Marc Birtel, diretor de comunicações internacionais da Starbucks, afirmou ao Washington Post que os acordos com os fornecedores exigem o registo detalhado da produção e das compras, e que a empresa realiza auditorias regulares com verificadores externos. “Estamos empenhados em investigar completamente estas alegações assim que tivermos acesso a todos os detalhes”, disse Birtel num comunicado.

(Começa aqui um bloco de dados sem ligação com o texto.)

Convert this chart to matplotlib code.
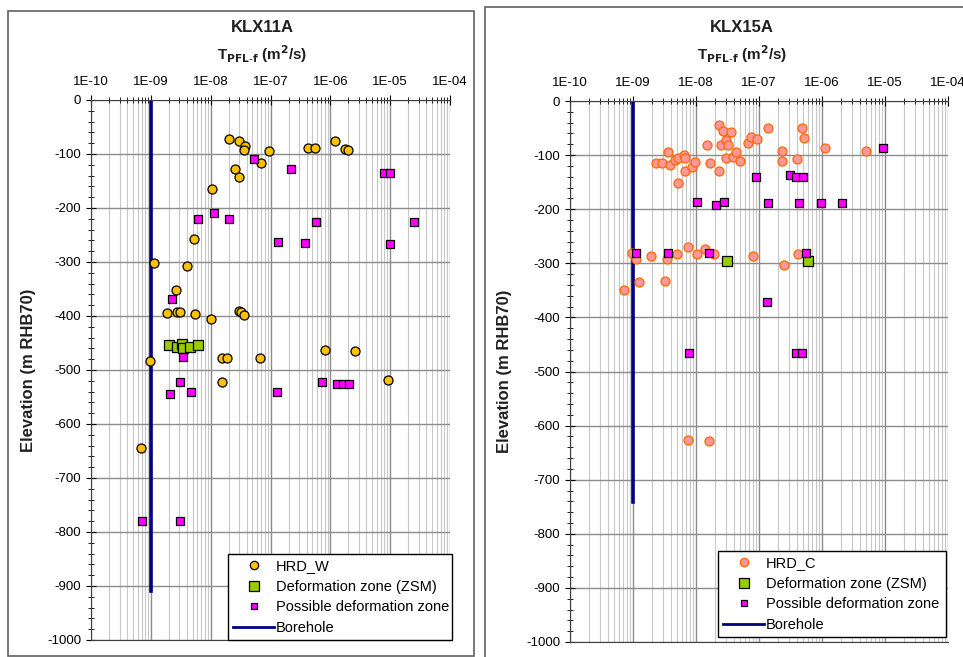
import numpy as np
import matplotlib
matplotlib.use("Agg")
import matplotlib.pyplot as plt
from matplotlib.patches import Rectangle
from matplotlib.ticker import LogLocator, FuncFormatter, MultipleLocator
from matplotlib.lines import Line2D

plt.rcParams["font.family"] = ["Liberation Sans", "DejaVu Sans"]
plt.rcParams["axes.unicode_minus"] = False

# ---- KLX11A ----  (log10 T, elevation)
hrd_w_logT = [-7.70, -7.53, -7.42, -7.45, -7.02, -7.16, -7.59, -7.52, -6.38, -6.25,
              -5.93, -5.75, -5.71, -7.98, -8.28, -8.94, -8.39, -8.58, -8.73, -8.57,
              -8.51, -8.26, -7.99, -7.53, -7.50, -7.45, -9.02, -9.17, -7.81, -7.73,
              -7.18, -7.81, -6.09, -5.58, -5.04]
hrd_w_elev = [-73, -75, -86, -93, -94, -117, -128, -142, -88, -88,
              -75, -91, -93, -164, -258, -301, -307, -352, -395, -393,
              -393, -396, -406, -390, -392, -399, -483, -645, -477, -478,
              -478, -522, -463, -465, -518]

zsm11_logT = [-8.70, -8.57, -8.48, -8.46, -8.35, -8.22]
zsm11_elev = [-454, -457, -451, -460, -457, -454]

pdz11_logT = [-7.27, -6.66, -5.11, -5.01, -8.21, -7.95, -7.70, -6.24, -4.60, -6.87,
              -6.43, -5.01, -8.65, -8.47, -8.51, -8.68, -8.33, -6.89, -6.14, -5.89,
              -5.78, -5.69, -9.14, -8.52]
pdz11_elev = [-109, -128, -135, -135, -221, -209, -221, -225, -225, -263,
              -265, -267, -369, -475, -523, -544, -541, -540, -523, -526,
              -525, -526, -780, -780]

bh11_T = [1e-9, 1e-9]
bh11_elev = [0, -910]

# ---- KLX15A ----
hrd_c_logT = [-8.64, -8.54, -8.44, -8.42, -8.33, -8.28, -8.19, -8.18, -8.17, -8.06,
              -8.02, -8.29, -7.82, -7.77, -7.64, -7.63, -7.57, -7.61, -7.53, -7.50,
              -7.45, -7.52, -7.42, -7.36, -7.30, -7.17, -7.12, -7.03, -6.86, -6.64,
              -6.63, -6.40, -6.31, -6.28, -5.95, -5.30,
              -9.02, -8.96, -8.71, -8.46, -8.30, -8.13, -7.99, -7.86, -7.72, -7.09,
              -6.60, -6.38, -9.14, -8.91, -8.50, -8.13, -7.80]
hrd_c_elev = [-115, -115, -95, -118, -109, -106, -100, -106, -129, -122,
              -113, -152, -81, -114, -129, -45, -55, -81, -72, -81,
              -57, -106, -103, -95, -111, -78, -67, -71, -49, -92,
              -111, -107, -49, -69, -86, -92,
              -281, -292, -286, -292, -283, -270, -283, -273, -283, -287,
              -303, -283, -349, -335, -333, -627, -628]

zsm15_logT = [-7.51, -6.23]
zsm15_elev = [-295, -295]

pdz15_logT = [-5.03, -7.05, -6.51, -6.41, -6.30, -7.98, -7.69, -7.55, -6.86, -6.36,
              -6.02, -5.69, -8.95, -8.44, -7.80, -6.26, -6.88, -8.11, -6.42, -6.32]
pdz15_elev = [-86, -140, -137, -140, -140, -187, -192, -187, -189, -189,
              -189, -189, -281, -281, -281, -281, -371, -466, -466, -466]

bh15_T = [1e-9, 1e-9]
bh15_elev = [0, -742]

W, H = 963, 657
fig = plt.figure(figsize=(W / 100, H / 100), dpi=100)

# outer chart frames
fig.patches.append(Rectangle((8 / W, 1 - 656 / H), 466 / W, 645 / H, transform=fig.transFigure,
                             fill=False, edgecolor="#606060", lw=1.2))
fig.patches.append(Rectangle((485 / W, -0.05), 500 / W, 1 - 7 / H + 0.05, transform=fig.transFigure,
                             fill=False, edgecolor="#606060", lw=1.2))


def tick_fmt(v, pos):
    e = int(round(np.log10(v)))
    return "1E-%02d" % abs(e) if e < 0 else "1E+%02d" % e


def make_panel(rect, title, title_x, hrd_label, hrd_logT, hrd_elev, hrd_face, hrd_edge,
               zsm_logT, zsm_elev, pdz_logT, pdz_elev, bh_T, bh_elev, legend_bbox, legend_w, ylab_x):
    ax = fig.add_axes(rect)
    ax.set_xscale("log")
    ax.set_xlim(1e-10, 1e-4)
    ax.set_ylim(-1000, 0)

    ax.xaxis.set_major_locator(LogLocator(base=10, numticks=10))
    ax.xaxis.set_minor_locator(LogLocator(base=10, subs=np.arange(2, 10), numticks=20))
    ax.xaxis.set_major_formatter(FuncFormatter(tick_fmt))
    ax.xaxis.tick_top()
    ax.yaxis.set_major_locator(MultipleLocator(100))
    ax.yaxis.set_minor_locator(MultipleLocator(20))

    ax.grid(True, which="major", color="#8c8c8c", lw=1.0)
    ax.grid(True, which="minor", axis="x", color="#c8c8c8", lw=0.8)
    ax.set_axisbelow(True)

    ax.tick_params(axis="x", which="both", direction="inout", top=True, bottom=False,
                   labelsize=9.5, pad=5)
    ax.tick_params(axis="x", which="major", length=7)
    ax.tick_params(axis="x", which="minor", length=4)
    ax.tick_params(axis="y", which="major", direction="inout", length=7, labelsize=9.5)
    ax.tick_params(axis="y", which="minor", direction="inout", length=4)

    ax.spines["right"].set_visible(False)
    for s in ["top", "left", "bottom"]:
        ax.spines[s].set_color("#404040")

    ax.plot(bh_T, bh_elev, color="#000080", lw=2.6, label="Borehole", zorder=2)
    ax.scatter(10 ** np.array(hrd_logT), hrd_elev, s=42, marker="o", facecolor=hrd_face,
               edgecolor=hrd_edge, lw=0.9, zorder=3)
    ax.scatter(10 ** np.array(zsm_logT), zsm_elev, s=62, marker="s", facecolor="#99CC00",
               edgecolor="black", lw=0.9, zorder=4)
    ax.scatter(10 ** np.array(pdz_logT), pdz_elev, s=26, marker="s", facecolor="#FF00FF",
               edgecolor="black", lw=0.9, zorder=5)

    handles = [
        Line2D([], [], ls="none", marker="o", ms=6, mfc=hrd_face, mec=hrd_edge, mew=0.9),
        Line2D([], [], ls="none", marker="s", ms=7, mfc="#99CC00", mec="black", mew=0.9),
        Line2D([], [], ls="none", marker="s", ms=4, mfc="#FF00FF", mec="black", mew=0.9),
        Line2D([], [], color="#000080", lw=2),
    ]
    labels = [hrd_label, "Deformation zone (ZSM)", "Possible deformation zone", "Borehole"]
    leg = ax.legend(handles, labels, loc="lower left",
                    bbox_to_anchor=(legend_bbox[0], legend_bbox[1], legend_w, 0.1),
                    bbox_transform=fig.transFigure, mode="expand", frameon=True, fancybox=False,
                    edgecolor="black", framealpha=1, fontsize=10.5, handlelength=2.8,
                    handletextpad=0.15, labelspacing=0.45, borderpad=0.35, borderaxespad=0)
    leg.get_frame().set_linewidth(1.0)

    fig.text(title_x, 1 - 28 / H, title, ha="center", va="center", fontsize=12, fontweight="bold",
             color="#202020")
    fig.text(title_x, 1 - 54 / H, r"T$_{\mathbf{PFL\text{-}f}}$ (m$^{\mathbf{2}}$/s)", ha="center",
             va="center", fontsize=11, fontweight="bold", color="#202020")
    fig.text(ylab_x, rect[1] + rect[3] / 2, "Elevation (m RHB70)", rotation=90, ha="center",
             va="center", fontsize=12, fontweight="bold", color="#202020")
    return ax


make_panel([91 / W, 17 / H, 359 / W, 540 / H], "KLX11A", 262 / W, "HRD_W",
           hrd_w_logT, hrd_w_elev, "#FFC000", "black",
           zsm11_logT, zsm11_elev, pdz11_logT, pdz11_elev, bh11_T, bh11_elev,
           (228 / W, 1 - 640 / H), 224 / W, 28 / W)

make_panel([570 / W, 15 / H, 378 / W, 541 / H], "KLX15A", 742 / W, "HRD_C",
           hrd_c_logT, hrd_c_elev, "#FF9999", "#FF6600",
           zsm15_logT, zsm15_elev, pdz15_logT, pdz15_elev, bh15_T, bh15_elev,
           (718 / W, 1 - 637 / H), 228 / W, 505 / W)

fig.savefig("out.png", dpi=100)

Por sua vez, Claudia Afonso, porta-voz da Nestlé, garantiu que a empresa impõe requisitos de conformidade com as leis locais e normas de abastecimento responsável, monitorizados através de visitas não anunciadas e auditorias de terceiros. “Levamos estas alegações muito a sério e já contactámos os nossos fornecedores para investigar cuidadosamente e, se necessário, tomar medidas corretivas”, declarou.
Esta não é a primeira vez que Starbucks e Nestlé enfrentam acusações de falhar em cumprir os seus próprios padrões éticos. A Starbucks já foi criticada por práticas em cadeias de fornecimento no Brasil e no Quénia, enquanto a Nestlé foi investigada por alegações semelhantes no Brasil e em plantações de cacau na Costa do Marfim.
Li Qiang, fundador e diretor executivo da China Labor Watch, explicou que a prática de empregar trabalhadores informais sem documentação rastreável é comum no mercado laboral chinês, dificultando a monitorização por consumidores e obscurecendo responsabilidades nas cadeias de fornecimento.
As denúncias surgem num momento em que a cultura do café na China continua a expandir-se. A Nestlé foi pioneira na introdução de práticas de cultivo profissional em Yunnan na década de 1980, em parceria com o Programa de Desenvolvimento das Nações Unidas. Já a Starbucks chegou à China em 1999, contribuindo para popularizar o café entre a classe média emergente e investir em explorações agrícolas locais desde 2010.
As autoridades chinesas têm incentivado o cultivo de café como uma forma de atrair investimento internacional e criar prosperidade em aldeias rurais. Em Pu’er, o número de agricultores de café cresceu 250% na última década, com mais de um milhão de produtores em Yunnan a gerir 87 mil hectares de plantações em 2021.